■ INFORMATION SUPPLIED ■

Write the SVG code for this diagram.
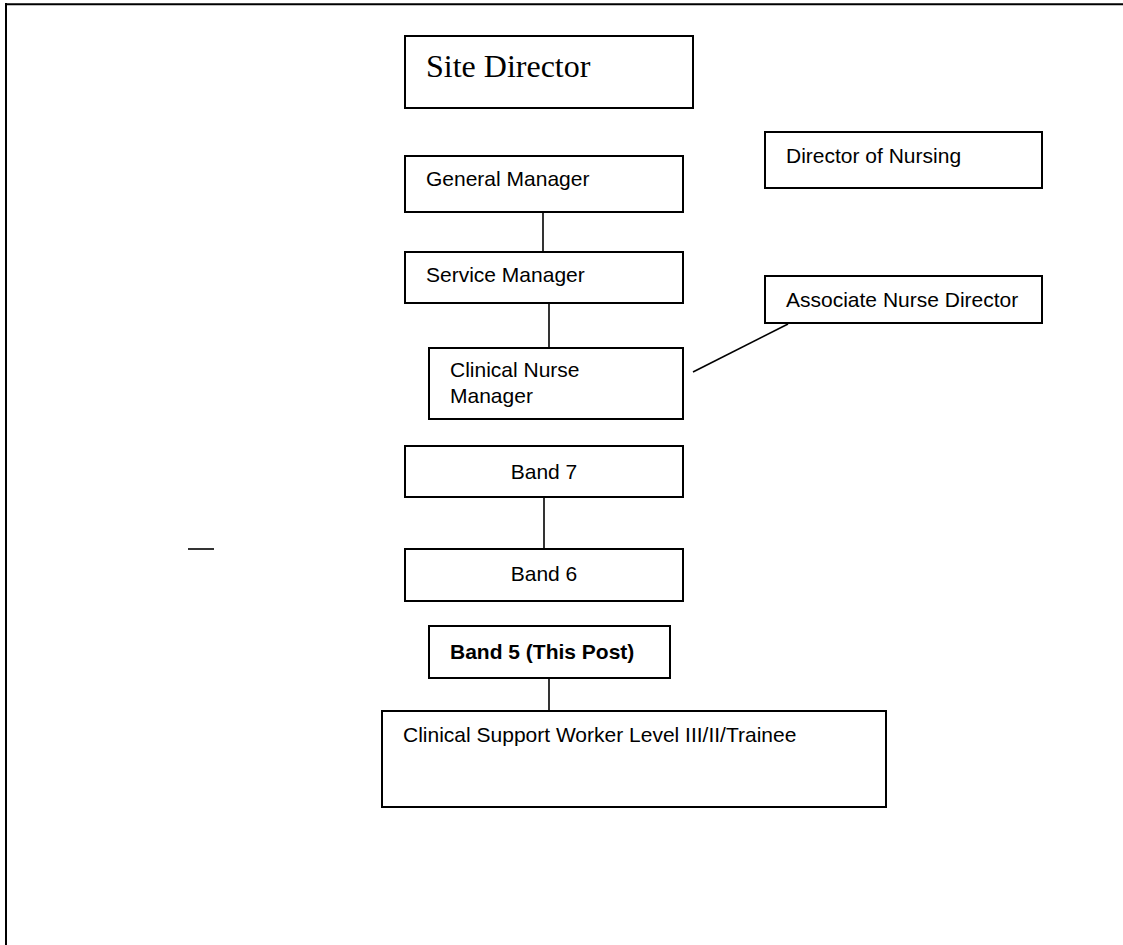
<svg xmlns="http://www.w3.org/2000/svg" width="1123" height="945" viewBox="0 0 1123 945">
<style>
.box{fill:#fff;stroke:#000;stroke-width:2}
.t{font-family:"Liberation Sans",Arial,sans-serif;font-size:21px;fill:#000}
.b{font-weight:bold}
.ts{font-family:"Liberation Serif","Times New Roman",serif;font-size:32px;fill:#000}
.ln{stroke:#000;stroke-width:1.6;fill:none}
.frame{stroke:#000;stroke-width:2;fill:none}
</style>
<rect width="1123" height="945" fill="#fff"/>
<g id="frame">
<line class="frame" x1="6" y1="4.2" x2="1123" y2="4.2"/>
<line class="frame" x1="6" y1="3" x2="6" y2="945"/>
</g>
<g id="connectors">
<line class="ln" x1="543" y1="212" x2="543" y2="252"/>
<line class="ln" x1="549" y1="299" x2="549" y2="348"/>
<line class="ln" x1="693" y1="372" x2="788" y2="324"/>
<line class="ln" x1="544" y1="497" x2="544" y2="549"/>
<line class="ln" x1="549" y1="678" x2="549" y2="711"/>
<line class="ln" x1="188" y1="549" x2="214" y2="549"/>
</g>
<g id="site-director">
<rect class="box" x="405" y="36" width="288" height="72"/>
<text class="ts" x="426" y="77">Site Director</text>
</g>
<g id="general-manager">
<rect class="box" x="405" y="156" width="278" height="56"/>
<text class="t" x="426" y="186">General Manager</text>
</g>
<g id="director-of-nursing">
<rect class="box" x="765" y="132" width="277" height="56"/>
<text class="t" x="786" y="163">Director of Nursing</text>
</g>
<g id="service-manager">
<rect class="box" x="405" y="252" width="278" height="51"/>
<text class="t" x="426" y="282">Service Manager</text>
</g>
<g id="associate-nurse-director">
<rect class="box" x="765" y="276" width="277" height="47"/>
<text class="t" x="786" y="307">Associate Nurse Director</text>
</g>
<g id="clinical-nurse-manager">
<rect class="box" x="429" y="348" width="254" height="71"/>
<text class="t" x="450" y="377">Clinical Nurse</text>
<text class="t" x="450" y="403">Manager</text>
</g>
<g id="band-7">
<rect class="box" x="405" y="446" width="278" height="51"/>
<text class="t" x="544" y="479" text-anchor="middle">Band 7</text>
</g>
<g id="band-6">
<rect class="box" x="405" y="549" width="278" height="52"/>
<text class="t" x="544" y="581" text-anchor="middle">Band 6</text>
</g>
<g id="band-5">
<rect class="box" x="429" y="626" width="241" height="52"/>
<text class="t b" x="450" y="659">Band 5 (This Post)</text>
</g>
<g id="clinical-support-worker">
<rect class="box" x="382" y="711" width="504" height="96"/>
<text class="t" x="403" y="742">Clinical Support Worker Level III/II/Trainee</text>
</g>
</svg>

■ EXERCISE REQUIREMENTS ■
Write out again every line above exactly as given; the pictures do not belong in the copy.

■ SOLUTION FOR THIS EXERCISE ■
Write the SVG code for this diagram.
<svg xmlns="http://www.w3.org/2000/svg" width="1123" height="945" viewBox="0 0 1123 945">
<style>
.box{fill:#fff;stroke:#000;stroke-width:2}
.t{font-family:"Liberation Sans",Arial,sans-serif;font-size:21px;fill:#000}
.b{font-weight:bold}
.ts{font-family:"Liberation Serif","Times New Roman",serif;font-size:32px;fill:#000}
.ln{stroke:#000;stroke-width:1.6;fill:none}
.frame{stroke:#000;stroke-width:2;fill:none}
</style>
<rect width="1123" height="945" fill="#fff"/>
<g id="frame">
<line class="frame" x1="6" y1="4.2" x2="1123" y2="4.2"/>
<line class="frame" x1="6" y1="3" x2="6" y2="945"/>
</g>
<g id="connectors">
<line class="ln" x1="543" y1="212" x2="543" y2="252"/>
<line class="ln" x1="549" y1="299" x2="549" y2="348"/>
<line class="ln" x1="693" y1="372" x2="788" y2="324"/>
<line class="ln" x1="544" y1="497" x2="544" y2="549"/>
<line class="ln" x1="549" y1="678" x2="549" y2="711"/>
<line class="ln" x1="188" y1="549" x2="214" y2="549"/>
</g>
<g id="site-director">
<rect class="box" x="405" y="36" width="288" height="72"/>
<text class="ts" x="426" y="77">Site Director</text>
</g>
<g id="general-manager">
<rect class="box" x="405" y="156" width="278" height="56"/>
<text class="t" x="426" y="186">General Manager</text>
</g>
<g id="director-of-nursing">
<rect class="box" x="765" y="132" width="277" height="56"/>
<text class="t" x="786" y="163">Director of Nursing</text>
</g>
<g id="service-manager">
<rect class="box" x="405" y="252" width="278" height="51"/>
<text class="t" x="426" y="282">Service Manager</text>
</g>
<g id="associate-nurse-director">
<rect class="box" x="765" y="276" width="277" height="47"/>
<text class="t" x="786" y="307">Associate Nurse Director</text>
</g>
<g id="clinical-nurse-manager">
<rect class="box" x="429" y="348" width="254" height="71"/>
<text class="t" x="450" y="377">Clinical Nurse</text>
<text class="t" x="450" y="403">Manager</text>
</g>
<g id="band-7">
<rect class="box" x="405" y="446" width="278" height="51"/>
<text class="t" x="544" y="479" text-anchor="middle">Band 7</text>
</g>
<g id="band-6">
<rect class="box" x="405" y="549" width="278" height="52"/>
<text class="t" x="544" y="581" text-anchor="middle">Band 6</text>
</g>
<g id="band-5">
<rect class="box" x="429" y="626" width="241" height="52"/>
<text class="t b" x="450" y="659">Band 5 (This Post)</text>
</g>
<g id="clinical-support-worker">
<rect class="box" x="382" y="711" width="504" height="96"/>
<text class="t" x="403" y="742">Clinical Support Worker Level III/II/Trainee</text>
</g>
</svg>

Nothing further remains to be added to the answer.